Gunter Erfurt ist inzwischen Aufsichtsratsvorsitzender der Next2Sun AG

Der damals 43-jährige Gunter Erfurt war seit November 2015 Geschäftsführer und Vorstandsmitglied der Meyer Burger (Germany) GmbH. Er ist deutscher Staatsbürger und hat nach seiner Ausbildung zum Diplomingenieur an der Westsächsischen Hochschule Zwickau an der TU Bergakademie Freiberg in angewandter Physik promoviert. Als Vorstandvorsitzender der Meyer Burger Technology AG führte er den Gesamtkonzern, nachdem sich dieser 2020 vom Maschinenhersteller für Solarzellen und Solarmodule zum Produzenten von Zellen und Modulen gewandelt hatte.
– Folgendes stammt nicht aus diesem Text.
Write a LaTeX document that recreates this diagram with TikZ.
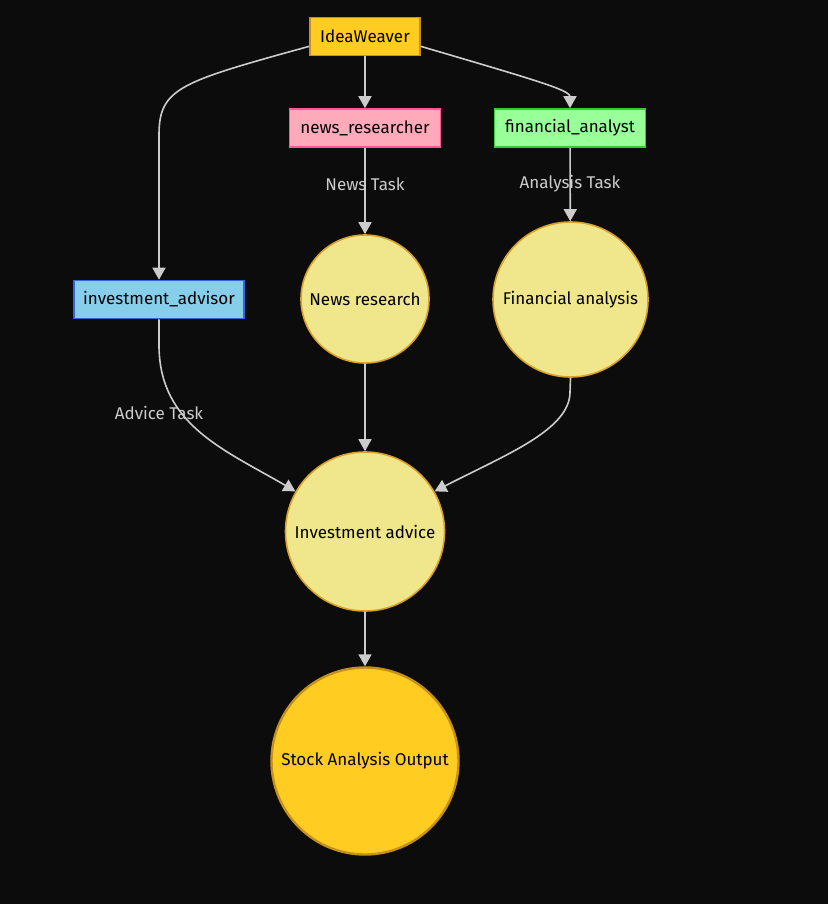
\documentclass[tikz,border=0pt]{standalone}
\usepackage{fontspec}
\setmainfont{Fira Sans}
\usepackage{tikz}
\usetikzlibrary{arrows.meta}

\definecolor{bgcol}{HTML}{0C0C0C}
\definecolor{edgecol}{HTML}{CCCCCC}
\definecolor{goldfill}{HTML}{FFCC22}
\definecolor{goldline}{HTML}{C4901E}
\definecolor{khakifill}{HTML}{F0E68C}
\definecolor{khakiline}{HTML}{D9A02A}
\definecolor{pinkfill}{HTML}{FFAABB}
\definecolor{pinkline}{HTML}{FF5599}
\definecolor{greenfill}{HTML}{99FF99}
\definecolor{greenline}{HTML}{33CC33}
\definecolor{bluefill}{HTML}{87CEEB}
\definecolor{blueline}{HTML}{3366DD}

\begin{document}
\begin{tikzpicture}[x=1pt, y=-1pt, font=\fontsize{17}{20}\selectfont,
    agent/.style={draw, line width=1.6pt, rectangle, inner xsep=0pt, minimum height=38pt},
    task/.style={draw=khakiline, fill=khakifill, line width=1.6pt, circle, inner sep=0pt},
    edge/.style={draw=edgecol, line width=1.6pt, -{Triangle[width=13pt,length=12pt]}},
    tasklabel/.style={text=edgecol}]
  \fill [bgcol] (0,0) rectangle (828,904);
  \useasboundingbox (0,0) rectangle (828,904);

  \node [agent, draw=goldline, fill=goldfill, minimum width=110pt] (idea) at (365,36.5) {IdeaWeaver};
  \node [agent, draw=pinkline, fill=pinkfill, minimum width=151pt] (news) at (365,128) {news\_researcher};
  \node [agent, draw=greenline, fill=greenfill, minimum width=151pt] (fin) at (570,128) {financial\_analyst};
  \node [agent, draw=blueline, fill=bluefill, minimum width=170pt] (advisor) at (159,299.5) {investment\_advisor};

  \node [task, minimum size=128pt] (newsres) at (365,299) {News research};
  \node [task, minimum size=155pt] (finana) at (570.5,299.5) {Financial analysis};
  \node [task, minimum size=159pt] (advice) at (365,531.5) {Investment advice};
  \node [task, draw=goldline, fill=goldfill, line width=2.4pt, minimum size=187pt] (output) at (365,761) {Stock Analysis Output};

  \draw [edge] (idea.190) .. controls (180,82) and (159,88) .. (159,135) -- (advisor.north);
  \draw [edge] (idea) -- (news);
  \draw [edge] (idea.-10) .. controls (535,80) and (570,90) .. (fin.north);

  \draw [edge] (news) -- (newsres);
  \node [tasklabel] (newslbl) at (365,184) {News Task};
  \draw [edge] (fin) -- (finana);
  \node [tasklabel] (finlbl) at (570,184) {Analysis Task};

  \draw [edge] (advisor.south) -- (159,345) .. controls (159,425) and (225,450) .. (advice.150);
  \node [tasklabel] (advlbl) at (159,413) {Advice Task};
  \draw [edge] (newsres) -- (advice);
  \draw [edge] (finana.south) -- (570,392) .. controls (570,430) and (505,455) .. (advice.30);
  \draw [edge] (advice) -- (output);
\end{tikzpicture}
\end{document}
Nachdem das von ihm verfolgte geschäftliche Konzept infolge des Widerstands der FDP gegen den von Habeck unterstützten Resilienzbonus gescheitert war, musste er im September vorigen Jahres mit dem Finanzvorstand Markus Niklas das schweizerische Unternehmen verlassen. Seit 18. August ist er Aufsichtsratsvorsitzender des auf vertikale bifaziale Photovoltaik ("Agri-PV") spezialisierten Unternehmens Next2Sun AG. Außerdem engagiert er sich weiterhin als Mitglied im Vorstand des Bundesverbands Solarwirtschaft (BSW) und anderen Gremien der Solarbranche sowie im wissenschaftlichen Beirat des Instituts für Solarenergieforschung Hameln (ISFH). Früher war er langjährig im Kuratorium des Fraunhofer ISE tätig.